• Your task: Start with the line that contains "Write the matplotlib code for this chart." and end with the line that contains "0.95, 1.15, 1.25]"; retype those lines and the ones between them exactly, without any pictures.

• Material provided:
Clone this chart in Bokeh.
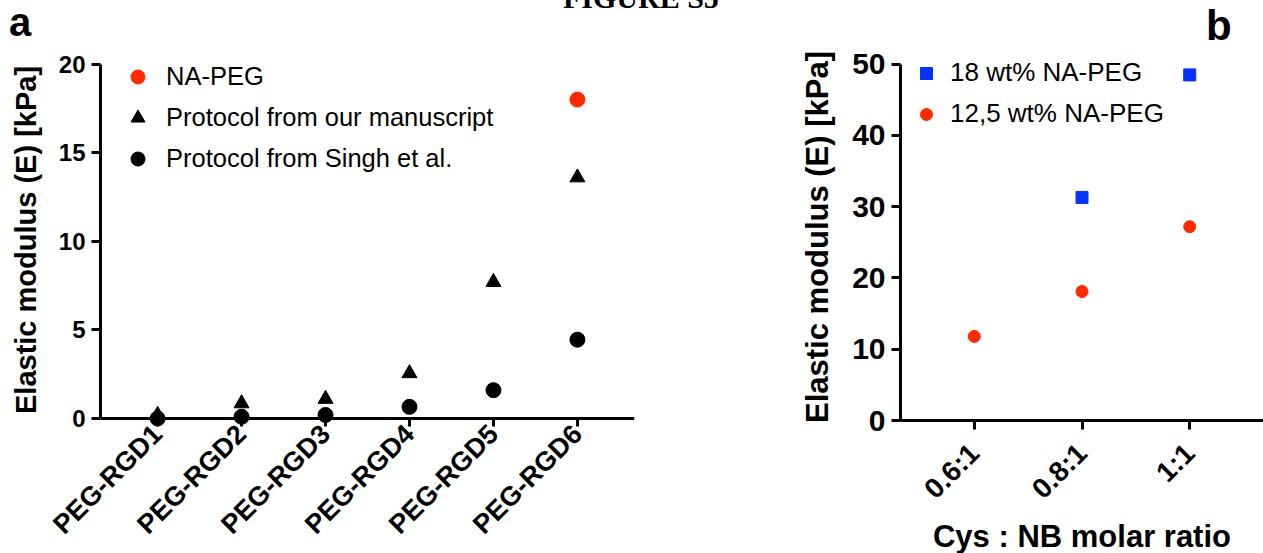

---

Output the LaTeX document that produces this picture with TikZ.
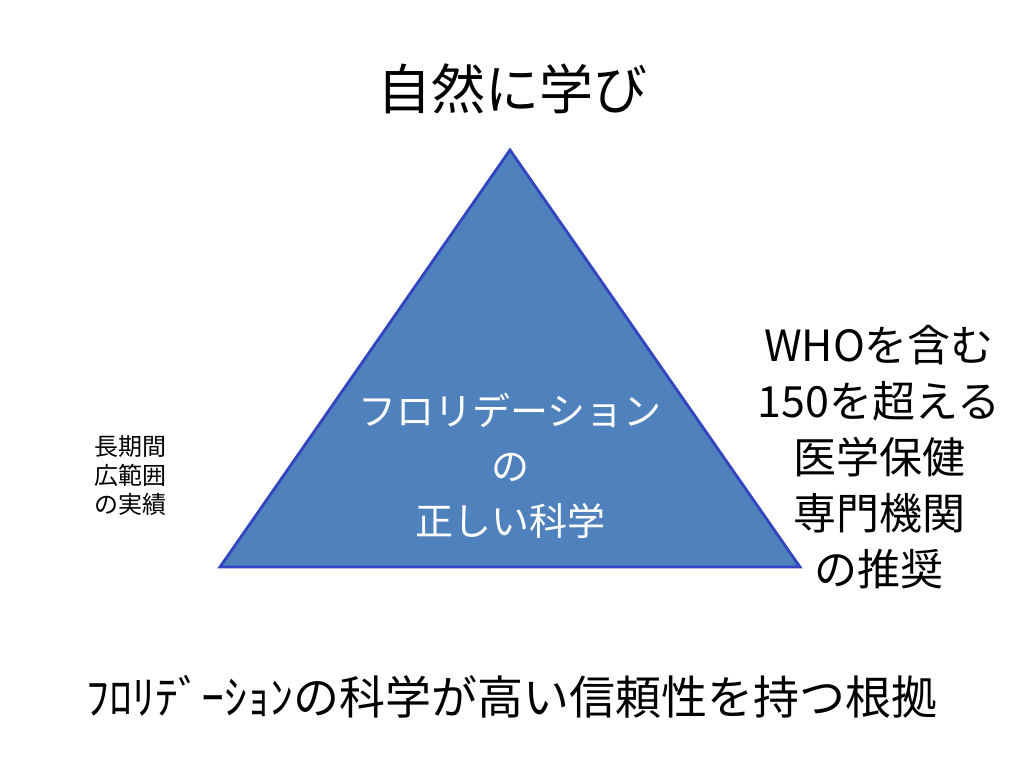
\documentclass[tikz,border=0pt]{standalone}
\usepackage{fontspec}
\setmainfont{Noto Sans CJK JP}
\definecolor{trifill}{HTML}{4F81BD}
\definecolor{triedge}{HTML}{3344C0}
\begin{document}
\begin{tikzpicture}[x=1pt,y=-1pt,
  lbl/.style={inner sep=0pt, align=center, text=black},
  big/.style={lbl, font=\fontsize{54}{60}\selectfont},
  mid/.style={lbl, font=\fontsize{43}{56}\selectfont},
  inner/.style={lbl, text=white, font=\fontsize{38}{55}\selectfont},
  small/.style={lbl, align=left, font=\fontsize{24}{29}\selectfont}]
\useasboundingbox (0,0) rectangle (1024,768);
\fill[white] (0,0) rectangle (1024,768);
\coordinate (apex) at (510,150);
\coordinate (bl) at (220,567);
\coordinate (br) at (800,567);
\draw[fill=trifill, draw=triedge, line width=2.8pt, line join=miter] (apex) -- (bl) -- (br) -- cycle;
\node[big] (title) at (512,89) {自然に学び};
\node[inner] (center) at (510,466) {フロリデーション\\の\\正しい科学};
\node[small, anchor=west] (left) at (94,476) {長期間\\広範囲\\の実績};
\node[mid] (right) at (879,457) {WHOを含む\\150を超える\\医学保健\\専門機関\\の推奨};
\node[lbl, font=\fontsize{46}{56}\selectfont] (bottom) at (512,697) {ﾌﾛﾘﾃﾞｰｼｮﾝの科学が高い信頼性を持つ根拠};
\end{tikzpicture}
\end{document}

--

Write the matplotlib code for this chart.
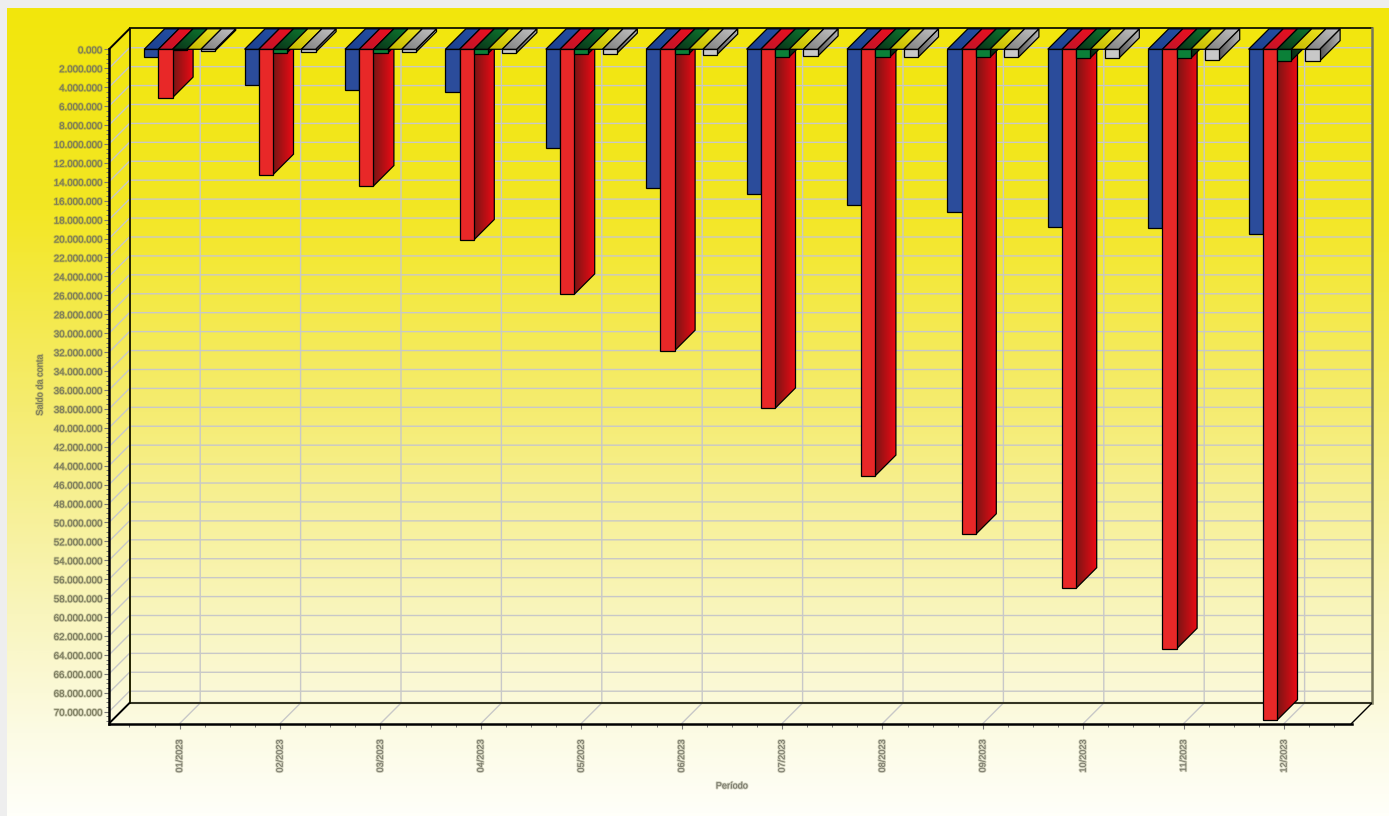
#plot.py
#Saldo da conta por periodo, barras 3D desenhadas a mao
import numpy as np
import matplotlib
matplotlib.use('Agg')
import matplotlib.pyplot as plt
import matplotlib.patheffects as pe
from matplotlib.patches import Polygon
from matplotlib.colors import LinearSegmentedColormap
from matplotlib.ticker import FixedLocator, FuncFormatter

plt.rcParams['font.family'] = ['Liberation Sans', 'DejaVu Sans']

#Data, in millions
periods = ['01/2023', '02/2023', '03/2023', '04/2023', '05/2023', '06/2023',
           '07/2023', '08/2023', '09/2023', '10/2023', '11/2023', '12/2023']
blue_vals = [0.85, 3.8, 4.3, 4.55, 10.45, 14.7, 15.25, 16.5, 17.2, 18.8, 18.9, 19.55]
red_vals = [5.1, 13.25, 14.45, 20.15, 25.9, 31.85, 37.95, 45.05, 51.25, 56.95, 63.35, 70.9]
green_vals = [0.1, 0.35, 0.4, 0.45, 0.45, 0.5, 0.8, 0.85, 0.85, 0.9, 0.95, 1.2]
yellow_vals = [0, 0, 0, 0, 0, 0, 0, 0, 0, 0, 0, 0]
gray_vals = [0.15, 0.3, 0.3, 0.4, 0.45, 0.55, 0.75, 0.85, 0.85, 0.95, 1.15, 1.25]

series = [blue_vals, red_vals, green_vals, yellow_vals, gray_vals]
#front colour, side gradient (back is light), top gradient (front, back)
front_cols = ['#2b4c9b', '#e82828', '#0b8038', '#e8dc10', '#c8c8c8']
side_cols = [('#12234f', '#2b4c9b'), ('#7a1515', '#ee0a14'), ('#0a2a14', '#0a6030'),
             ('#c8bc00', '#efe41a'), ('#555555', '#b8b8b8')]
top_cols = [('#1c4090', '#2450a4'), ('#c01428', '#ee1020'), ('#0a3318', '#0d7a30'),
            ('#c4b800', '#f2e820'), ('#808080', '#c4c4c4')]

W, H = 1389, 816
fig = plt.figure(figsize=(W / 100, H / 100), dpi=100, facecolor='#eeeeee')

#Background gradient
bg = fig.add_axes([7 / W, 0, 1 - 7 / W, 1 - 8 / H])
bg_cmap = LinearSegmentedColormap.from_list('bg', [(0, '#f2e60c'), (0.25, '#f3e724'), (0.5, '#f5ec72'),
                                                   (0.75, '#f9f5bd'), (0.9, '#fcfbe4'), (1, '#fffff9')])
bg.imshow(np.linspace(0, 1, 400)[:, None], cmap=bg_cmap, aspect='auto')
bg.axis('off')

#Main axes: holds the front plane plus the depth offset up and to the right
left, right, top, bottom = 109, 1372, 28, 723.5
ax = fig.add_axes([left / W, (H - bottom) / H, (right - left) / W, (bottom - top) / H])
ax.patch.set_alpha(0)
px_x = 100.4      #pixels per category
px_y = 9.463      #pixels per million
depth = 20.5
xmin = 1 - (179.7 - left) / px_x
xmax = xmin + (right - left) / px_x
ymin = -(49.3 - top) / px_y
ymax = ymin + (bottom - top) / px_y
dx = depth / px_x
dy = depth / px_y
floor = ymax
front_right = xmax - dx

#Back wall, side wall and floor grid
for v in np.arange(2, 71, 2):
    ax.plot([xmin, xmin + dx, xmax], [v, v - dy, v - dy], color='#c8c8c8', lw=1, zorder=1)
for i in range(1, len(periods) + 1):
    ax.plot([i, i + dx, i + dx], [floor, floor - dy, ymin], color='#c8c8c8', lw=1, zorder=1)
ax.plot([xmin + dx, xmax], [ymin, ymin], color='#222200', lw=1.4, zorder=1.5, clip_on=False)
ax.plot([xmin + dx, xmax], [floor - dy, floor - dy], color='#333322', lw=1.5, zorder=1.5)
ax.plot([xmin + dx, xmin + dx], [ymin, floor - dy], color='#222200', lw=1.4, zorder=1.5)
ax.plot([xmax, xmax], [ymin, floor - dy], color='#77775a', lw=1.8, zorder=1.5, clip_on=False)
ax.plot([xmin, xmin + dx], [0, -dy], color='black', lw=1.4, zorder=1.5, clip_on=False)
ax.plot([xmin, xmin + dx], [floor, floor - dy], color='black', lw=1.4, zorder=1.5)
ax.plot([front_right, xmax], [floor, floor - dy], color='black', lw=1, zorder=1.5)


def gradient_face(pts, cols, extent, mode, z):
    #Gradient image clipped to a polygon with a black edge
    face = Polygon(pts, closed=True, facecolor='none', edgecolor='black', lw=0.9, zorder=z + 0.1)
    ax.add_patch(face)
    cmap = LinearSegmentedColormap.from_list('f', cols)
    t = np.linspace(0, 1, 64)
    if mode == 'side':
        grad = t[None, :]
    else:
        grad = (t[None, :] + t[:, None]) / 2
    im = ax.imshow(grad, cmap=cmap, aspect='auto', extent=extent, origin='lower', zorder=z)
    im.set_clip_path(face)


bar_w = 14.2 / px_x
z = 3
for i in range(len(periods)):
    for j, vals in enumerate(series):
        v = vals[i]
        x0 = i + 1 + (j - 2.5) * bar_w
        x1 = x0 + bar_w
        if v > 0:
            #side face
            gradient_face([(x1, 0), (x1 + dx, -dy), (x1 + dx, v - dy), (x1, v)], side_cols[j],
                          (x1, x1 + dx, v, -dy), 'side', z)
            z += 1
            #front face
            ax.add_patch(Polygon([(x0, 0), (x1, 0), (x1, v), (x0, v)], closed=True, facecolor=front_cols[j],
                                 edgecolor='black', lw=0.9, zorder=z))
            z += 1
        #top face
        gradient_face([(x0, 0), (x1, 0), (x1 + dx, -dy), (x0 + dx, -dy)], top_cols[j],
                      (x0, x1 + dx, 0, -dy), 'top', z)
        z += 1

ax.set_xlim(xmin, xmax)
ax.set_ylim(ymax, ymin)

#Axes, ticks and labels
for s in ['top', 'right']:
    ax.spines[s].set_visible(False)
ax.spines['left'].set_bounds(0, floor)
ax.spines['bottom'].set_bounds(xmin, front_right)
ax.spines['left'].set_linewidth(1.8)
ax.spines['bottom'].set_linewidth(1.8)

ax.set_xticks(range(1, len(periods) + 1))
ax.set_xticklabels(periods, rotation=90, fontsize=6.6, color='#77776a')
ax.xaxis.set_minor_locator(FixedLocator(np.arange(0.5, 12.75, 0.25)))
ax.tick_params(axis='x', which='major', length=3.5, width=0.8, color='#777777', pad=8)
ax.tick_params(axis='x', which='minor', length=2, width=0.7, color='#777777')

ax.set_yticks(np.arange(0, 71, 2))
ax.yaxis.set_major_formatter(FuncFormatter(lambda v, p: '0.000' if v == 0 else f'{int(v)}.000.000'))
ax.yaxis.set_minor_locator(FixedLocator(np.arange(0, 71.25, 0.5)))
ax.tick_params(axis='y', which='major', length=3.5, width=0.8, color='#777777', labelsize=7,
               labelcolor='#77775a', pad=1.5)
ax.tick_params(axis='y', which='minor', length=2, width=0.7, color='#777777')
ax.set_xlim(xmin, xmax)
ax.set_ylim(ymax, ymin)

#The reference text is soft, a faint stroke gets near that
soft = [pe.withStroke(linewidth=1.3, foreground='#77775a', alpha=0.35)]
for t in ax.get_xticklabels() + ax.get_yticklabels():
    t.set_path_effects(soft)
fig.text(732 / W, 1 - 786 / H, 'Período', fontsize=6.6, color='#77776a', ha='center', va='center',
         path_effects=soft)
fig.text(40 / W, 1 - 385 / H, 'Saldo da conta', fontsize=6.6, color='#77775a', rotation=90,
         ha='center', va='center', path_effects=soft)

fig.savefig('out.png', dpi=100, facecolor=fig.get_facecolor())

• Finished answer:
Write the matplotlib code for this chart.
#plot.py
#Saldo da conta por periodo, barras 3D desenhadas a mao
import numpy as np
import matplotlib
matplotlib.use('Agg')
import matplotlib.pyplot as plt
import matplotlib.patheffects as pe
from matplotlib.patches import Polygon
from matplotlib.colors import LinearSegmentedColormap
from matplotlib.ticker import FixedLocator, FuncFormatter

plt.rcParams['font.family'] = ['Liberation Sans', 'DejaVu Sans']

#Data, in millions
periods = ['01/2023', '02/2023', '03/2023', '04/2023', '05/2023', '06/2023',
           '07/2023', '08/2023', '09/2023', '10/2023', '11/2023', '12/2023']
blue_vals = [0.85, 3.8, 4.3, 4.55, 10.45, 14.7, 15.25, 16.5, 17.2, 18.8, 18.9, 19.55]
red_vals = [5.1, 13.25, 14.45, 20.15, 25.9, 31.85, 37.95, 45.05, 51.25, 56.95, 63.35, 70.9]
green_vals = [0.1, 0.35, 0.4, 0.45, 0.45, 0.5, 0.8, 0.85, 0.85, 0.9, 0.95, 1.2]
yellow_vals = [0, 0, 0, 0, 0, 0, 0, 0, 0, 0, 0, 0]
gray_vals = [0.15, 0.3, 0.3, 0.4, 0.45, 0.55, 0.75, 0.85, 0.85, 0.95, 1.15, 1.25]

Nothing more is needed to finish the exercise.